For a few weeks in the following year I was desperately trying to write something - anything - that would pay my bills and put food on the table and maybe afford me the opportunity to go out with my friends once in a while.

Typing on the computer held so many distractions - email buzzing, Facebook and Twitter and all kinds of other super-connected crap was going off all the time. I just wanted everyone to shut up a minute and let me finish my thoughts, but every time I tried to disconnect my computer, it resulted in endless "network error" pop-up messages. Hissing at the computer, "Yes, I know. I unplugged it! Shut up and go away!" as I jabbed at the little yellow error box was more than enough to make me lose my train of thought.

And even when the connectivity (or lack thereof) problems were at a minimum, there was the problem of the writing itself. I am a lazy typist. I leave my wrists on the desktop, inviting Carpel Tunnel syndrome to my wrists and endless fatfingered typos to my writing. If something is misspelled, I immediately fix it just to make the little squiggly line go away.

This instant editing issue doesn't just apply to typos but to poorly developed paragraphs, sentences that didn't carry the subtle nuance and sly wit that will get any editor anywhere desperate to publish anything you ever write, ever, right down to your grocery list.

And so you go back and fix it. And fixate on it. And delete and backspace and cut and paste and undo for an hour. And then you realize you've spent an hour writing one stupid sentence while the endless, heartless blank pages of your word processing program stretch on without any concept of "end."

Suddenly you realize that you could write a thousand pages - a million - and it would never be enough for this program. You will always be either one third or two-thirds of the way down the page. The beginning and end were melded seamlessly into the middle and it all runs together in one pristine, white window on your screen.

I was talking with a friend of mine about the problems of writing on the computer. She said something along the lines of getting a typewriter. I took a sip of my rum and coke and nodded. Typewriter. Sure. Spoken by someone who obviously didn't know what a hassle it was to type and edit on a machine, and how much White-Out costs. Whatever.

That night, full of rum and vigor and questionable tacos, the typewriter was the best idea in the world. And of course it was my idea - always had been, always would be. Sure enough, after pulling the plastic case out of hiding and setting up on the dining room table, the old giddiness came back as my fingers danced across the keys. Danced is probably the wrong word.

The keys had to move a few inches to meet the page so holding the classic home keys position was out of the question. My wrists no longer sat idly on the desk. I had to use force to put words to paper as my fingers bounced around the keyboard. I imagined myself a great piano player, knocking out one of Rachmaninoff's trickier Opuses. Things were really on a roll.

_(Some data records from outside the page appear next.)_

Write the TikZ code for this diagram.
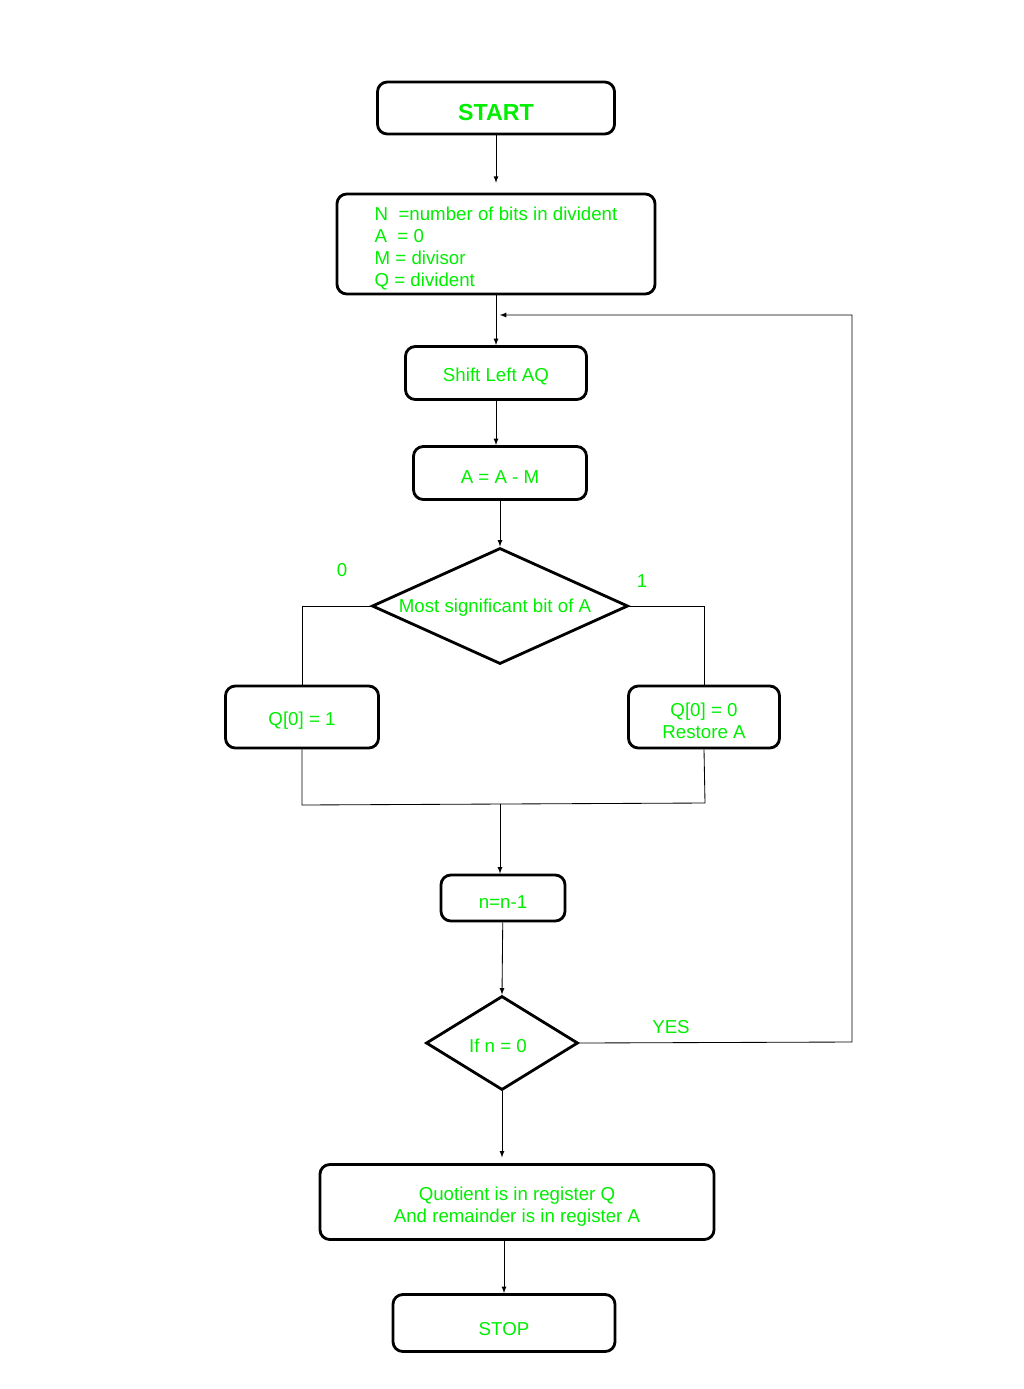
\documentclass[tikz,border=0pt]{standalone}
\usepackage{fontspec}
\setmainfont{Liberation Sans}
\usepackage{tikz}
\usetikzlibrary{shapes.geometric, arrows, positioning}
\definecolor{fgreen}{RGB}{0,238,0}
\newcommand{\lowstrut}[1]{\rule{0pt}{#1}}

\begin{document}
\begin{tikzpicture}[x=0.025cm, y=-0.025cm, >=latex,
    box/.style={draw, rounded corners=7pt, line width=2pt, text=fgreen,
        font=\fontsize{13.3}{15.6}\selectfont, align=center, inner sep=0pt,
        execute at begin node={\lowstrut{14.5pt}}},
    drop/.style={execute at begin node={\lowstrut{#1}}},
    cond/.style={draw, diamond, line width=2pt, inner sep=0pt},
    condtext/.style={text=fgreen, font=\fontsize{13.3}{15.6}\selectfont},
    link/.style={line width=0.6pt}]
    \useasboundingbox (0,0) rectangle (1024,1389);

    % Boxes
    \node[box, drop=18pt, minimum width=5.925cm, minimum height=1.3cm,
        font=\fontsize{16.5}{19}\selectfont\bfseries] (start) at (496,108) {START};
    \node[box, minimum width=7.95cm, minimum height=2.5cm, align=left] (init) at (496,244)
        {\lowstrut{15.5pt}N\ \ =number of bits in divident\\A\ \ = 0\\M = divisor\\Q = divident};
    \node[box, minimum width=4.525cm, minimum height=1.325cm] (shift) at (496,373) {Shift Left AQ};
    \node[box, minimum width=4.325cm, minimum height=1.325cm] (sub) at (500,473) {A = A - M};
    \node[box, drop=15.5pt, minimum width=3.825cm, minimum height=1.55cm] (qone) at (302,717) {Q[0] = 1};
    \node[box, minimum width=3.775cm, minimum height=1.55cm] (qzero) at (704,717)
        {\lowstrut{15.5pt}Q[0] = 0\\Restore A};
    \node[box, minimum width=3.1cm, minimum height=1.15cm] (dec) at (503,898) {n=n-1};
    \node[box, minimum width=9.85cm, minimum height=1.875cm] (result) at (517,1202)
        {\lowstrut{16.5pt}Quotient is in register Q\\And remainder is in register A};
    \node[box, drop=18pt, minimum width=5.55cm, minimum height=1.425cm] (stop) at (504,1323) {STOP};

    % Decisions
    \node[cond, minimum width=6.4cm, minimum height=2.9cm,
        label={[condtext, xshift=-0.125cm, yshift=-0.05cm]center:Most significant bit of A}] (msb) at (500,606) {};
    \node[cond, minimum width=3.8cm, minimum height=2.35cm,
        label={[condtext, xshift=-0.1cm, yshift=-0.075cm]center:If n = 0}] (ifz) at (502,1043) {};

    % Branch labels
    \node[condtext] (zero) at (342,570) {0};
    \node[condtext] (one) at (642,581) {1};
    \node[condtext] (yes) at (671,1027) {YES};

    % Joints
    \coordinate (loop) at (497,315);
    \coordinate (yesR) at (852,1042);
    \coordinate (yesT) at (852,315);
    \coordinate (mergeL) at (302,805);
    \coordinate (mergeR) at (705,803);
    \coordinate (mergeM) at (500,804);

    % Connectors
    \draw[link, ->, shorten >=7pt] (start) -- (init);
    \draw[link, ->] (init.south) -- (shift.north);
    \draw[link, ->] (shift) -- (shift |- sub.north);
    \draw[link, ->] (sub) -- (msb.north);
    \draw[link] (msb.west) -| (qone.north);
    \draw[link] (msb.east) -| (qzero.north);
    \draw[link] (qone.south) -- (mergeL) -- (mergeR) -- (qzero.south);
    \draw[link, ->] (mergeM) -- (mergeM |- dec.north);
    \draw[link, ->] (dec) -- (ifz.north);
    \draw[link, ->] (ifz.east) -- (yesR) -- (yesT) -- ([xshift=2pt]loop);
    \draw[link, ->, shorten >=4pt] (ifz.south) -- (ifz.south |- result.north);
    \draw[link, ->] (result.south -| stop) -- (stop.north);
\end{tikzpicture}
\end{document}
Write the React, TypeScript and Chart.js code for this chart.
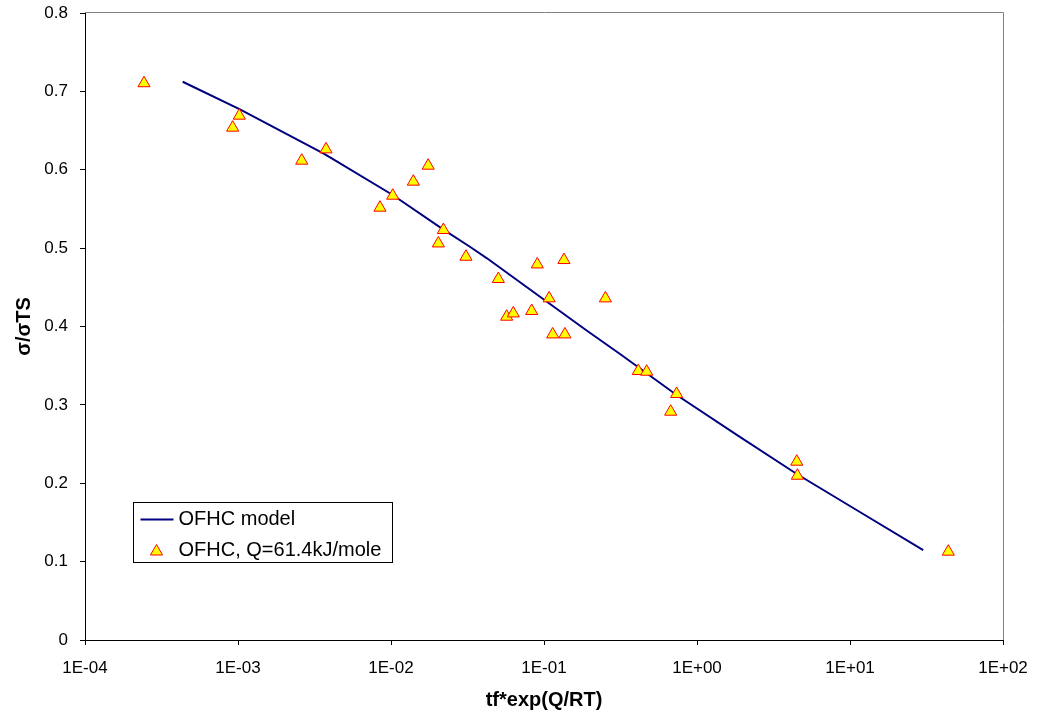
import React, { useEffect, useRef } from "react";
import { Chart, registerables } from "chart.js";

Chart.register(...registerables);

// Model curve (OFHC model)
const modelX = [4.35e-4, 1.03e-3, 3.61e-3, 4.1e-3, 1.026e-2, 2.19e-2, 3.28e-2, 4.24e-2, 9.42e-2, 0.19, 0.314, 0.736, 1.82, 4.49, 11.6, 30.1];
const modelY = [0.7123, 0.6771, 0.621, 0.6146, 0.5678, 0.524, 0.5018, 0.487, 0.438, 0.3949, 0.3649, 0.3126, 0.2618, 0.2118, 0.1633, 0.1148];

// Measured points (OFHC, Q=61.4kJ/mole)
const dataX = [
  2.43e-4, 9.23e-4, 1.02e-3, 2.61e-3, 3.76e-3, 8.47e-3, 1.026e-2, 1.4e-2, 1.75e-2, 2.2e-2,
  2.04e-2, 3.09e-2, 5.03e-2, 5.7e-2, 6.3e-2, 8.31e-2, 9.04e-2, 0.108, 0.114, 0.137,
  0.135, 0.252, 0.413, 0.469, 0.736, 0.673, 4.49, 4.53, 43.9,
];
const dataY = [
  0.7104, 0.6537, 0.669, 0.6116, 0.626, 0.5516, 0.5669, 0.5848, 0.6052, 0.5231,
  0.506, 0.489, 0.4606, 0.4125, 0.4167, 0.4198, 0.4792, 0.4359, 0.3899, 0.3899,
  0.4848, 0.4359, 0.3432, 0.3423, 0.3139, 0.2913, 0.2275, 0.2096, 0.1127,
];

const xTickValues = [1e-4, 1e-3, 1e-2, 1e-1, 1, 10, 100];
const xTickLabels = ["1E-04", "1E-03", "1E-02", "1E-01", "1E+00", "1E+01", "1E+02"];
const yTickValues = [0, 0.1, 0.2, 0.3, 0.4, 0.5, 0.6, 0.7, 0.8];
const yTickLabels = ["0", "0.1", "0.2", "0.3", "0.4", "0.5", "0.6", "0.7", "0.8"];

const seriesNames = ["OFHC model", "OFHC, Q=61.4kJ/mole"];
const xTitle = "tf*exp(Q/RT)";
const yTitle = "σ/σTS";

const FONT = "'Liberation Sans', Arial, Helvetica, sans-serif";
const LINE_COLOR = "#000080";
const POINT_FILL = "#FFFF00";
const POINT_BORDER = "#FF0000";

function clearPadding(s: any) {
  s.paddingTop = 0;
  s.paddingBottom = 0;
  s.paddingLeft = 0;
  s.paddingRight = 0;
}

export default function App() {
  const ref = useRef<HTMLCanvasElement>(null);

  useEffect(() => {
    if (!ref.current) return;

    const framePlugin = {
      id: "frame",
      afterDraw(chart: any) {
        const { ctx, chartArea } = chart;
        ctx.save();
        ctx.strokeStyle = "#808080";
        ctx.lineWidth = 1;
        ctx.beginPath();
        ctx.moveTo(chartArea.left, Math.round(chartArea.top) - 0.5);
        ctx.lineTo(Math.round(chartArea.right) + 0.5, Math.round(chartArea.top) - 0.5);
        ctx.lineTo(Math.round(chartArea.right) + 0.5, chartArea.bottom);
        ctx.stroke();
        ctx.restore();
      },
    };

    const legendPlugin = {
      id: "boxLegend",
      afterDraw(chart: any) {
        const { ctx, chartArea } = chart;
        const bx = Math.round(chartArea.left + 48) + 0.5;
        const by = Math.round(chartArea.top + 489) + 0.5;
        const bw = 259;
        const bh = 60;
        ctx.save();
        ctx.fillStyle = "#FFFFFF";
        ctx.fillRect(bx, by, bw, bh);
        ctx.strokeStyle = "#000000";
        ctx.lineWidth = 1;
        ctx.strokeRect(bx, by, bw, bh);

        // line sample
        ctx.strokeStyle = LINE_COLOR;
        ctx.lineWidth = 2;
        ctx.beginPath();
        ctx.moveTo(bx + 7, by + 17);
        ctx.lineTo(bx + 40, by + 17);
        ctx.stroke();

        // triangle sample
        const cx = bx + 23;
        const cy = by + 49;
        const r = 7;
        ctx.beginPath();
        for (let k = 0; k < 3; k++) {
          const a = (k * 2 * Math.PI) / 3;
          const px = cx + Math.sin(a) * r;
          const py = cy - Math.cos(a) * r;
          if (k === 0) ctx.moveTo(px, py);
          else ctx.lineTo(px, py);
        }
        ctx.closePath();
        ctx.fillStyle = POINT_FILL;
        ctx.fill();
        ctx.strokeStyle = POINT_BORDER;
        ctx.lineWidth = 1;
        ctx.stroke();

        ctx.fillStyle = "#000000";
        ctx.font = `20px ${FONT}`;
        ctx.textBaseline = "middle";
        ctx.textAlign = "left";
        ctx.fillText(seriesNames[0], bx + 45, by + 17);
        ctx.fillText(seriesNames[1], bx + 45, by + 48);
        ctx.restore();
      },
    };

    const chart = new Chart(ref.current, {
      type: "scatter",
      data: {
        datasets: [
          {
            label: seriesNames[1],
            data: dataX.map((x, i) => ({ x, y: dataY[i] })),
            pointStyle: "triangle",
            pointRadius: 7,
            pointHoverRadius: 7,
            backgroundColor: POINT_FILL,
            borderColor: POINT_BORDER,
            borderWidth: 1,
            showLine: false,
            order: 0,
          },
          {
            type: "line",
            label: seriesNames[0],
            data: modelX.map((x, i) => ({ x, y: modelY[i] })),
            borderColor: LINE_COLOR,
            backgroundColor: LINE_COLOR,
            borderWidth: 2,
            pointRadius: 0,
            pointHoverRadius: 0,
            showLine: true,
            fill: false,
            tension: 0,
            order: 1,
          } as any,
        ],
      },
      options: {
        responsive: false,
        animation: false,
        events: [],
        layout: { padding: { top: 13, right: 35, left: 0, bottom: 0 } },
        plugins: {
          legend: { display: false },
          tooltip: { enabled: false },
        },
        scales: {
          x: {
            type: "logarithmic",
            position: "bottom",
            min: 1e-4,
            max: 100,
            afterBuildTicks: (s: any) => {
              s.ticks = xTickValues.map((v) => ({ value: v }));
            },
            afterFit: (s: any) => {
              s.height = 73;
              clearPadding(s);
            },
            ticks: {
              callback: (_v: any, i: number) => xTickLabels[i],
              font: { family: FONT, size: 17 },
              color: "#000000",
              padding: 13,
              autoSkip: false,
              maxRotation: 0,
              minRotation: 0,
            },
            grid: {
              drawOnChartArea: false,
              drawTicks: true,
              tickLength: 5,
              color: "#000000",
            },
            border: { display: true, color: "#000000", width: 1 },
            title: {
              display: true,
              text: xTitle,
              font: { family: FONT, size: 20, weight: "bold" },
              color: "#000000",
              padding: { top: 0, bottom: 1 },
            },
          },
          y: {
            type: "linear",
            min: 0,
            max: 0.8,
            afterBuildTicks: (s: any) => {
              s.ticks = yTickValues.map((v) => ({ value: v }));
            },
            afterFit: (s: any) => {
              s.width = 85;
              clearPadding(s);
            },
            ticks: {
              callback: (_v: any, i: number) => yTickLabels[i],
              font: { family: FONT, size: 17 },
              color: "#000000",
              padding: 12,
            },
            grid: {
              drawOnChartArea: false,
              drawTicks: true,
              tickLength: 5,
              color: "#000000",
            },
            border: { display: true, color: "#000000", width: 1 },
            title: {
              display: true,
              text: yTitle,
              font: { family: FONT, size: 20, weight: "bold" },
              color: "#000000",
              padding: { top: 12, bottom: 0 },
            },
          },
        },
      } as any,
      plugins: [framePlugin, legendPlugin],
    });

    return () => chart.destroy();
  }, []);

  return (
    <div style={{ position: "absolute", left: 0, top: 0, width: 1038, height: 713, background: "#FFFFFF" }}>
      <canvas ref={ref} width={1038} height={713} style={{ display: "block" }} />
    </div>
  );
}
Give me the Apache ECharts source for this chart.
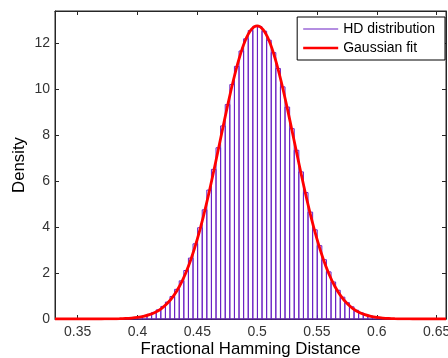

The force of my typing ignited the force of my progress. Going back to fix a typo or re-write a line was out of the question. White-out took too long to dry. Correction tape stuck to the letters and left the offending, unwanted type exposed and helpless on the page. So, I barreled on. Re-typing the word with the correct spelling got to be cumbersome and time-consuming, so typos littered each page like a swarm of locusts. (Or locsts, according to the typewriter.)

It wasn't just unedited typos. Sentences that hadn't ended up the way I expected went unchecked. And before I knew it, I was at the end of one page - two pages, three; my progress was finally tangible. The DING-ZING that separated each line of type was like a miniature cheer squad: "DING! You just finished a line! Try another! ZING! Way to go!" The cheers faded into the background as the manual line advancement became second nature and I found myself at the bottom of the page with little nor no memory of the thirty DING-ZINGs that had gotten me there.

Was there anything in life more satisfying? Something more than maniacal pounding of the keys, my own DING-ZING cheer squad, and a pile of proof that I was moving forward and making progress? Well, sure, the world is a big place full of awesome things. But at two in the morning, very few things compare to that THWACK-tastic concert on my dining room table.